Cafe HOUKOKU-DOH

~ホッとひと息的な読み物でブレイクするサイト~

人事屋修行記(第70話)

昇進

2002年の4月は、店主にとって入社以来最大の変化が訪れた時期でした。まず、大幅な組織変更があり、従業員意識調査の結果から浮かび上がった課題へ対応するために、それまでの総務部から独立する形で人事部が設立されました。

 

人事部は、制度設計などを担当する人事企画ブロック、遅れていた従業員育成制度を仕組み化し運営していく人材開発センター、そして実務オペレーションを担当する人事労政課の3つの組織からなり、人事労政課は宮城の工場に、それ以外は本社に置かれました。

 

人事労政課は、給与係と人事係からなり、人事係は人事のオペレーションと海外人事、採用、労組担当という給与と教育以外の人事実務をすべて担当する役割が付与され、店主はそこの係長を担当することになり、宮城へ入社以来3度目の転勤をすることになりました。

 

人事係のメンバーは、店主のほかに男性3名S、女性1名の5名体制で、全員店主より先輩という強力なメンバーで、工場の総務事務所の一角にパーテーションで仕切った事務所をもらい、キャビネ4本と机5本を無理やり入れて、スタートしました。

 

 

他の会社でいう人事、人事企画、人財開発、工場人事にまたがる範囲の仕事をそれぞれ1人ずつの担当者が仕切って進めていくわけですので、発足当初はとにかく仕事が山積みで忙しく働きました。

 

朝は誰ともなく会社に集まってきて、毎朝7時前には全員が仕事を始め、夜は10時40分の深夜残業がカウントされるギリギリまで仕事をこなして帰るという日々がしばらくつづきました。

 

課長は、2年後に退職することとなる地元出身の方でしたが、総務の経験は結構長かったのですが、人事系特に本社機能の領域となると初めての部分が多く、戸惑いも多かったようです。

 

それまでの本社時代のように、なにごとを進めるにも課長の了解さえもらえば間違うことはないと安心して仕事をしていた環境から一変、すべて自分自身で考え、検証し、判断して進めていかなければならなくなりました。

 

 

課長は基本的に説明をすれば即OKがでるので、店主の判断ミスはそのまま仕事のミスにつながります。

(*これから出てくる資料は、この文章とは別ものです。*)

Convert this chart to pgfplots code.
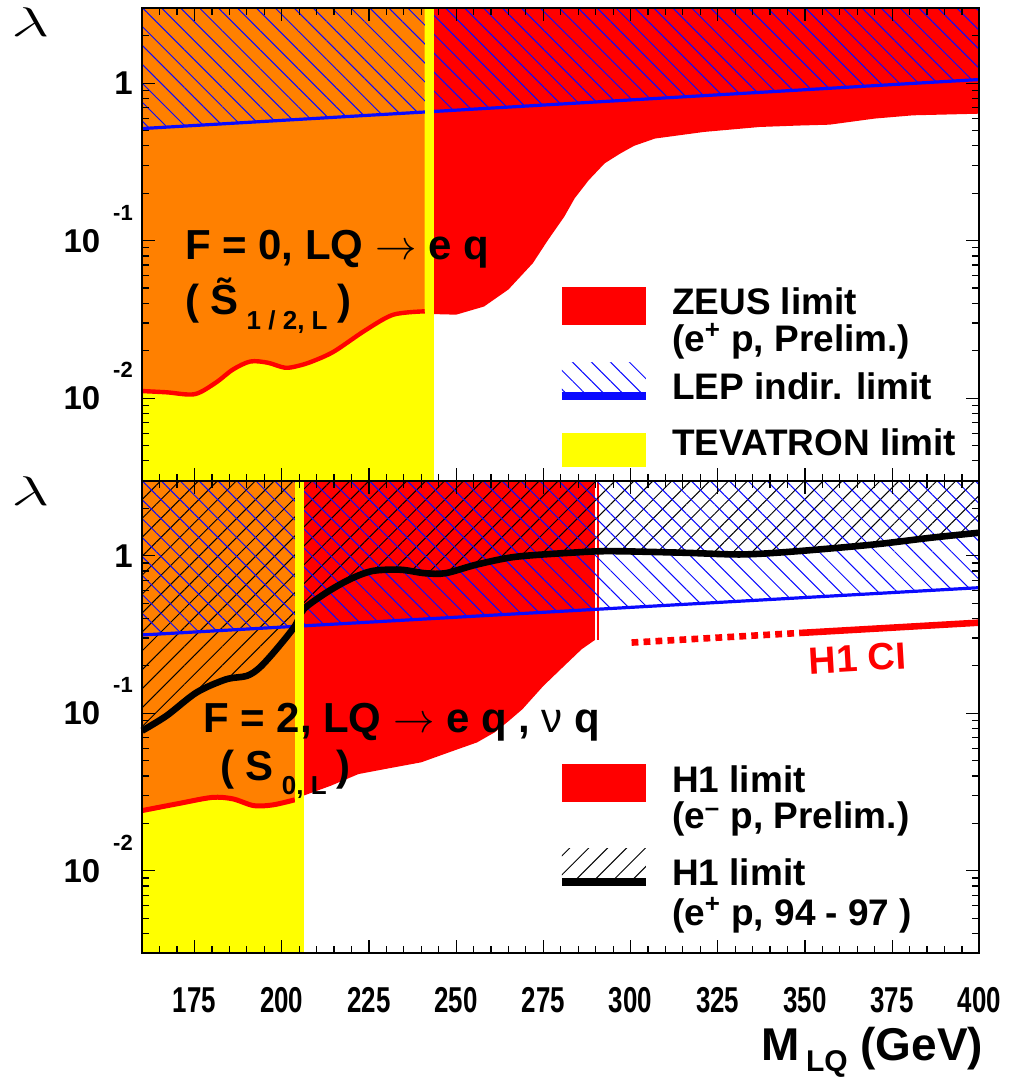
\documentclass[border=0pt]{standalone}
\usepackage{fontspec}
\setmainfont{Liberation Sans}
\usepackage{graphicx}
\usepackage{pgfplots}
\pgfplotsset{compat=1.18}
\usetikzlibrary{patterns.meta}

\definecolor{rred}{RGB}{255,0,0}
\definecolor{rorange}{RGB}{255,128,0}
\definecolor{ryellow}{RGB}{255,255,0}
\definecolor{rblue}{RGB}{10,10,255}

% ZEUS e+p limit (F=0): excluded area left of the Tevatron bound (first/last rows = upper corners)
\pgfplotstableread{
m lam
160 3
160 0.0111
167 0.0109
175 0.0106
181 0.0125
186 0.0152
191 0.0171
196 0.0168
201 0.0156
205 0.0161
209 0.0172
215 0.0198
224 0.0270
232 0.0339
241 0.0356
241 3
}\zeusL

% ZEUS e+p limit right of the Tevatron bound
\pgfplotstableread{
m lam
243.6 3
243.6 0.0342
250 0.0339
258 0.0382
265 0.0490
272 0.0720
276.3 0.1007
281 0.142
284 0.186
288 0.242
292.6 0.310
297 0.357
301 0.400
307 0.445
321 0.490
337 0.527
348 0.538
357 0.545
370 0.596
381 0.625
400 0.640
400 3
}\zeusR

% LEP indirect limit, F=0
\pgfplotstableread{
m lam
160 3
160 0.515
400 1.055
400 3
}\lepA

% H1 e-p limit (F=2)
\pgfplotstableread{
m lam
160 3
160 0.0241
170 0.0266
180 0.0292
186 0.0286
192 0.0259
197.5 0.0262
203.75 0.0282
203.75 3
}\hmL

\pgfplotstableread{
m lam
206.3 3
206.3 0.0300
214 0.0346
222 0.0411
230 0.0444
240 0.0488
248 0.0565
256 0.0653
261 0.0755
265 0.089
269 0.106
275 0.149
281 0.200
286 0.255
289.8 0.292
289.8 3
}\hmR

% H1 e+p 94-97 limit
\pgfplotstableread{
m lam
160 3
160 0.0775
167 0.0964
175.6 0.1355
184 0.164
190 0.1726
193.7 0.195
198.5 0.255
203.8 0.358
206.3 0.457
212.8 0.583
219.5 0.708
226 0.80
234 0.815
241 0.775
247 0.775
256 0.88
267 0.984
283 1.045
294 1.069
315 1.045
332 1.019
348 1.069
370 1.180
386 1.30
400 1.40
400 3
}\hplus

% LEP indirect limit, F=2
\pgfplotstableread{
m lam
160 3
160 0.314
400 0.627
400 3
}\lepB

\newcommand{\xl}[1]{\scalebox{0.72}[1]{#1}}
\newcommand{\expo}[1]{10\hspace{6.5pt}\raisebox{16pt}[0pt][0pt]{\fontsize{11}{11}\selectfont #1}}

\tikzset{
  bluehatch/.style={pattern={Lines[angle=-45,distance=6.7pt,line width=0.5pt]}, pattern color=rblue},
  blackhatch/.style={pattern={Lines[angle=45,distance=6.7pt,line width=0.5pt]}, pattern color=black},
  legtext/.style={anchor=base west, inner sep=0pt, align=left, font=\fontsize{18.5}{18.4}\selectfont\bfseries},
  bigtext/.style={anchor=base west, inner sep=0pt, font=\fontsize{21}{24}\selectfont\bfseries},
}

\pgfplotsset{
  every axis/.append style={
    width=419pt, height=236.5pt, scale only axis, anchor=south west,
    xmin=160, xmax=400, ymode=log, ymin=0.003, ymax=3,
    axis on top, clip=false,
    axis line style={line width=1pt},
    xtick={175,200,...,400}, minor xtick={160,165,...,400},
    ytick={0.01,0.1,1},
    minor ytick={0.003,0.004,0.005,0.006,0.007,0.008,0.009,0.02,0.03,0.04,0.05,0.06,0.07,0.08,0.09,0.2,0.3,0.4,0.5,0.6,0.7,0.8,0.9,2,3},
    yticklabels={\expo{-2},\expo{-1},1\hspace{15pt}},
    major tick length=6.5pt, minor tick length=3.5pt,
    every tick/.style={black, line width=0.6pt},
    yticklabel style={anchor=east, inner sep=0pt, xshift=-4.5pt, font=\fontsize{16.5}{18}\selectfont\bfseries},
    xticklabel style={anchor=north, inner sep=0pt, yshift=-17pt, font=\fontsize{18}{20}\selectfont\bfseries},
  },
}

\begin{document}
\begin{tikzpicture}
\useasboundingbox (-71.15pt,-62pt) rectangle (436pt,477pt);

% ---------------- top panel: F = 0 ----------------
\begin{axis}[at={(0,236.5pt)}, xticklabels={}]
\addplot[fill=ryellow, draw=none] coordinates {(160,0.003) (243.6,0.003) (243.6,3) (160,3)};
\addplot[fill=rorange, draw=none] table {\zeusL};
\addplot[fill=rred, draw=none] table {\zeusR};
\addplot[rred, line width=2.2pt, smooth, skip coords between index={0}{1}, skip coords between index={15}{16}] table {\zeusL};

\addplot[bluehatch, draw=none] table {\lepA};
\addplot[rblue, line width=1.6pt, skip coords between index={0}{1}, skip coords between index={3}{4}] table {\lepA};

\addplot[fill=ryellow, draw=none] coordinates {(241,0.003) (243.6,0.003) (243.6,3) (241,3)};

\node[font=\fontsize{22}{24}\selectfont] at (rel axis cs:0,1) [xshift=-56pt, yshift=-7pt] {\scalebox{1.6}[1]{$\lambda$}};

\node[bigtext] at (axis cs:172.2,0.0755) {F = 0, LQ $\rightarrow$ e q};
\node[bigtext] at (axis cs:172.2,0.0339) {( \~S\hspace{4pt}\raisebox{-7.5pt}{\fontsize{13}{13}\selectfont 1 / 2, L}\hspace{5pt})};

% legend (multi-line nodes are anchored on their last baseline)
\fill[rred] (axis cs:280.3,0.0293) rectangle (axis cs:304.4,0.0509);
\node[legtext] at (axis cs:311.8,0.0198) {ZEUS limit\\(e\textsuperscript{+} p, Prelim.)};
\fill[bluehatch] (axis cs:280.3,0.01102) rectangle (axis cs:304.4,0.01683);
\draw[rblue, line width=4pt] (axis cs:280.3,0.0104) -- (axis cs:304.4,0.0104);
\node[legtext] at (axis cs:311.8,0.00981) {LEP indir. limit};
\fill[ryellow] (axis cs:280.3,0.00364) rectangle (axis cs:304.4,0.00597);
\node[legtext] at (axis cs:311.8,0.0043) {TEVATRON limit};
\end{axis}

% ---------------- bottom panel: F = 2 ----------------
\begin{axis}[at={(0,0)},
  xticklabels={\xl{175},\xl{200},\xl{225},\xl{250},\xl{275},\xl{300},\xl{325},\xl{350},\xl{375},\xl{400}}]
\addplot[fill=ryellow, draw=none] coordinates {(160,0.003) (206.3,0.003) (206.3,3) (160,3)};
\addplot[fill=rorange, draw=none] table {\hmL};
\addplot[fill=rred, draw=none] table {\hmR};
\addplot[rred, line width=2.5pt, smooth, skip coords between index={0}{1}, skip coords between index={8}{9}] table {\hmL};
\addplot[rred, line width=0.8pt] coordinates {(290.6,3) (290.6,0.292)};

\addplot[blackhatch, draw=none] table {\hplus};
\addplot[bluehatch, draw=none] table {\lepB};
\addplot[rblue, line width=1.6pt, skip coords between index={0}{1}, skip coords between index={3}{4}] table {\lepB};
\addplot[black, line width=3.3pt, smooth, skip coords between index={0}{1}, skip coords between index={26}{27}] table {\hplus};

% H1 contact interaction bound
\addplot[rred, line width=3.3pt, dash pattern=on 3.4pt off 2.6pt] coordinates {(300.3,0.281) (350.3,0.325)};
\addplot[rred, line width=3.3pt] coordinates {(350.3,0.325) (400,0.376)};

\addplot[fill=ryellow, draw=none] coordinates {(203.75,0.003) (206.3,0.003) (206.3,3) (203.75,3)};

\node[font=\fontsize{22}{24}\selectfont] at (rel axis cs:0,1) [xshift=-56pt, yshift=-5.5pt] {\scalebox{1.6}[1]{$\lambda$}};

\node[bigtext] at (axis cs:177.4,0.0755) {F = 2, LQ $\rightarrow$ e q , {\mdseries ν} q};
\node[bigtext] at (axis cs:182.3,0.0373) {( S\hspace{4pt}\raisebox{-7pt}{\fontsize{13}{13}\selectfont 0, L}\hspace{5pt})};
\node[anchor=base west, inner sep=0pt, rotate=3.3, text=rred, font=\fontsize{19}{21}\selectfont\bfseries] at (axis cs:351.3,0.177) {H1 CI};

% legend
\fill[rred] (axis cs:280.3,0.0273) rectangle (axis cs:304.4,0.0476);
\node[legtext] at (axis cs:311.8,0.01844) {H1 limit\\(e\textsuperscript{--} p, Prelim.)};
\fill[blackhatch] (axis cs:280.3,0.00889) rectangle (axis cs:304.4,0.01377);
\draw[black, line width=4pt] (axis cs:280.3,0.00847) -- (axis cs:304.4,0.00847);
\node[legtext, font=\fontsize{18.5}{20}\selectfont\bfseries] at (axis cs:311.8,0.0045) {H1 limit\\(e\textsuperscript{+} p, 94 - 97 )};

\node[anchor=base east, inner sep=0pt, font=\fontsize{23}{26}\selectfont\bfseries] at (rel axis cs:1,0) [xshift=2pt, yshift=-53.5pt] {M\hspace{3pt}\raisebox{-5.5pt}{\fontsize{15}{15}\selectfont LQ} (GeV)};
\end{axis}
\end{tikzpicture}
\end{document}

加えて自分の担当のほかに係メンバーの内容も確認していかなければなりません。ただ、メンバー自体が当時の人事のエース級を集めてもらったので、そちらについては、ほとんど安心していましたが。

 

この自分自身で判断して仕事を進めるという変化は、この当時本当にしんどかったです。自分の判断が会社に与える影響を考えると、なかなか決断できず、かといって仕事を先送りすると、どんどんと仕事が増えていくというジレンマに当時は相当悩みました。

 

ところで「人事労政課」という組織名がつくのはこのときが初めてでした。給与係は提出された書類の確認などで、結構内線電話を掛けることが多く、ある日、「人事労政課の○○ですが、△△さんお願いします」と電話を掛けたところ、電話口の向こうで、「△△さん、神次郎(ジンジロウ)の花屋(生花:セイカ)さんから電話!」と取り次がれ、担当者が笑い転げてしまったこともありました。

 

こうして歴代人事部の部署の中で最大の職務分掌とメンバーをもつ組織がスタートしました。それと同時に店主の主任としての仕事もスタートすることになりました。